Jesse Helms and Alex Castellanos
Sullivan draws the conclusion that because Alex Castellanos was the architect behind the famous "hands" ad, he is therefore a racist. He also says "no one" ever calls Castellanos on it.
Well. Interestingly, Sullivan actually is on the same side as Alex Castellanos when it comes to affirmative action. It's not hard to find this out, such as here, where Sullivan actually links affirmative action to "racial discrimination." And if affirmative action is "racial discrimination," isn't racial quotas (the subject of the "hands" ad) an even worse manifestation of said discrimination?
Of course the ad isn't the only reflection of Sen. Helms' views on racial matters. In fact, there is much to lament about his views on civil rights.
But just as Andrew Sullivan's views on affirmative action do not make him a racist, neither does the "hands" ad and its tough portrayal of racial quotas make a racist of Alex Castellanos, a man whose father came to this country from Cuba with his wife and two children and just $11 in his pocket.
I used to work for Alex.

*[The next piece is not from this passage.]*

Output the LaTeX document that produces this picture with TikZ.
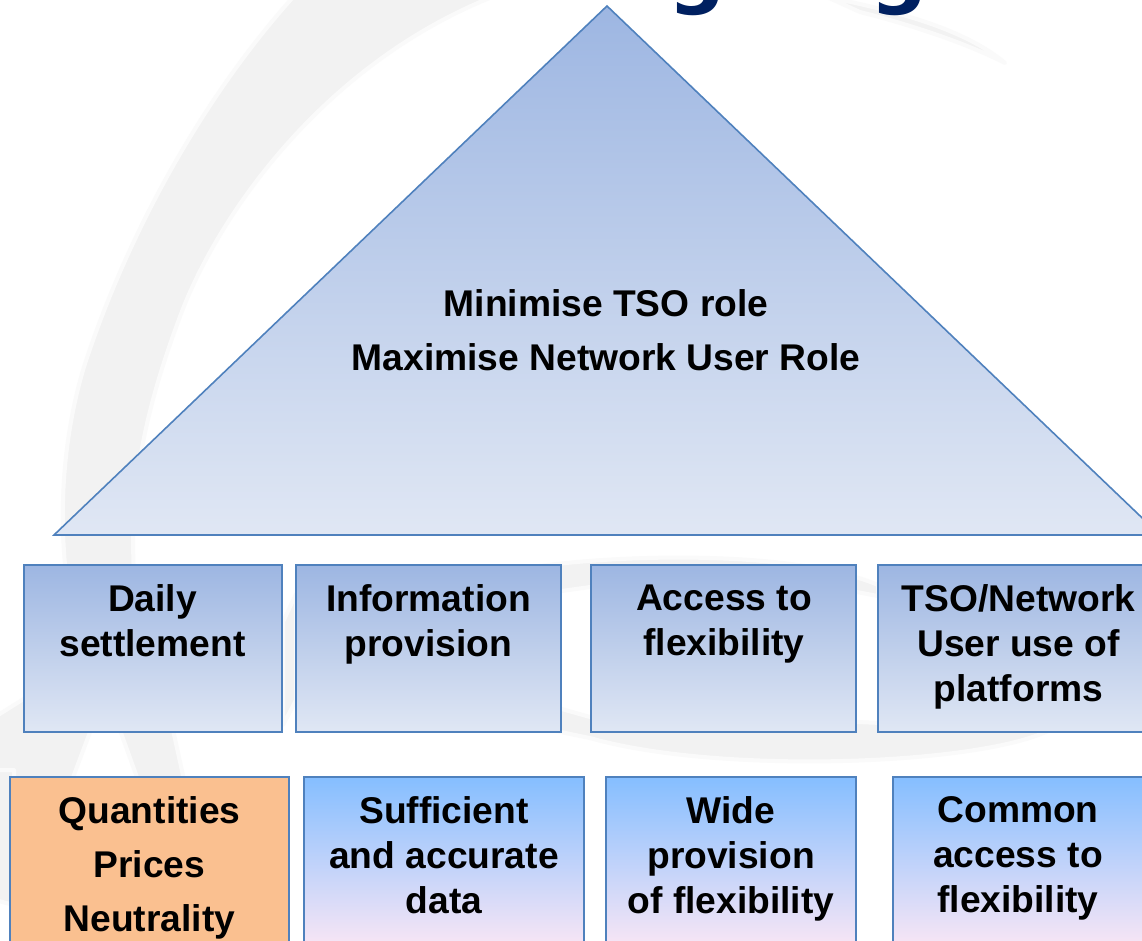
\documentclass[tikz,border=0pt]{standalone}
\usepackage{fontspec}
\setmainfont{Liberation Sans}
\newfontfamily\titlefont{DejaVu Sans}
\definecolor{edge}{HTML}{4F81BD}
\definecolor{blueA}{HTML}{9DB6E2}
\definecolor{blueB}{HTML}{E0E7F4}
\definecolor{skyA}{HTML}{85BEFF}
\definecolor{skyB}{HTML}{F9E6F5}
\definecolor{peach}{HTML}{FAC090}
\definecolor{navy}{HTML}{002060}
\definecolor{mark}{HTML}{F2F2F2}
\definecolor{marksoft}{HTML}{FAFAFA}
\tikzset{
  x=0.75pt,y=-0.75pt,
  wm/.style={fill=mark,draw=marksoft,line width=3pt,line join=round},
  bx/.style n args={2}{draw=edge,line width=1.4pt,inner sep=0pt,outer sep=0pt,minimum width=#1*0.75pt,minimum height=#2*0.75pt},
  upper/.style={top color=blueA,bottom color=blueB},
  lower/.style={top color=skyA,bottom color=skyB},
  orange/.style={fill=peach},
  lab/.style={anchor=north,align=center,inner sep=0pt,text=black,font=\fontsize{27.9}{33.75}\selectfont\bfseries,execute at begin node={\rule{0pt}{22pt}}},
  labwide/.style={lab,font=\fontsize{27.9}{40.5}\selectfont\bfseries},
  titleg/.style={anchor=base,inner sep=0pt,text=navy,font=\titlefont\bfseries\fontsize{60}{60}\selectfont}
}
\begin{document}
\begin{tikzpicture}
\useasboundingbox (0,0) rectangle (1142,941);
\clip (0,0) rectangle (1142,941);
\fill[white] (0,0) rectangle (1142,941);
% watermark
\path[wm] (295,-5) .. controls (200,100) and (125,240) .. (84,367) .. controls (62,440) and (58,520) .. (68,590) -- (135,590) .. controls (128,500) and (140,420) .. (184,306) .. controls (225,205) and (330,60) .. (497,-5) -- cycle;
\path[wm] (827,-3) .. controls (880,8) and (960,25) .. (1005,63) .. controls (960,40) and (900,22) .. (860,12) -- cycle;
\path[wm] (540,566) .. controls (640,553) and (800,552) .. (878,585) -- (878,596) -- (857,592) -- (590,587) -- (540,594) -- cycle;
\path[wm] (540,703) -- (590,717) -- (857,722) -- (1050,730) .. controls (980,765) and (720,775) .. (590,738) .. controls (570,734) and (550,730) .. (540,726) -- cycle;
\path[wm] (-5,717) -- (30,695) -- (90,732) -- (72,780) -- (-5,780) -- cycle;
\path[wm] (120,730) -- (173,730) -- (184,780) -- (138,780) -- cycle;
\path[wm] (-5,770) -- (14,770) -- (14,905) -- (-5,900) -- cycle;
\path[wm] (283,622) -- (296,594) -- (296,700) -- (283,725) -- cycle;
% title fragments
\node[titleg] (titleA) at (697,-1) {g};
\node[titleg] (titleB) at (899,-1) {g};
% triangle
\coordinate (apex) at (607,6);
\coordinate (baseL) at (54,535);
\coordinate (baseR) at (1160,535);
\draw[edge,line width=1.2pt,upper,line join=miter] (apex) -- (baseL) -- (baseR) -- cycle;
\node[labwide] (goal) at (606,289.7) {Minimise TSO role\\Maximise Network User Role};
% upper row
\node[bx={258}{167},upper] (b1) at (153,648.5) {};
\node[bx={265}{167},upper] (b2) at (428.5,648.5) {};
\node[bx={265}{167},upper] (b3) at (723.5,648.5) {};
\node[bx={280}{167},upper] (b4) at (1018,648.5) {};
\node[lab] (t1) at (152.5,584.7) {Daily\\settlement};
\node[lab] (t2) at (428.5,584.7) {Information\\provision};
\node[lab] (t3) at (724,584.7) {Access to\\flexibility};
\node[lab] (t4) at (1018.5,584.7) {TSO/Network\\User use of\\platforms};
% lower row
\node[bx={279}{170},orange] (c1) at (149.5,862) {};
\node[bx={280}{170},lower] (c2) at (444,862) {};
\node[bx={250}{170},lower] (c3) at (731,862) {};
\node[bx={266}{170},lower] (c4) at (1026,862) {};
\node[labwide] (u1) at (149.5,796.7) {Quantities\\Prices\\Neutrality};
\node[lab] (u2) at (444,796.7) {Sufficient\\and accurate\\data};
\node[lab] (u3) at (731,796.7) {Wide\\provision\\of flexibility};
\node[lab] (u4) at (1018,796.7) {Common\\access to\\flexibility};
\end{tikzpicture}
\end{document}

I didn't do any political ad work for him, and what I did do wasn't all that great obviously because I wasn't there very long. Maybe this makes me somewhat objective. I can say for certain two things about what Sullivan wrote: Perhaps least importantly, he's wrong that Alex is never questioned about the ad. To paraphrase John McCain, if Sullivan would just do "a Google," he probably find plenty of efforts to force Alex to defend his ad. Here's one. Here's another that criticizes the ad. Alex will always have to deal with this ad.
But more importantly, Alex Castellanos is no racist. When you oppose a candidate whose campaign is a historic achievement (Harvey Ganntt,Barack Obama), your odds of being called a racist go up dramatically, regardless of the facts. And I was just talking about that earlier.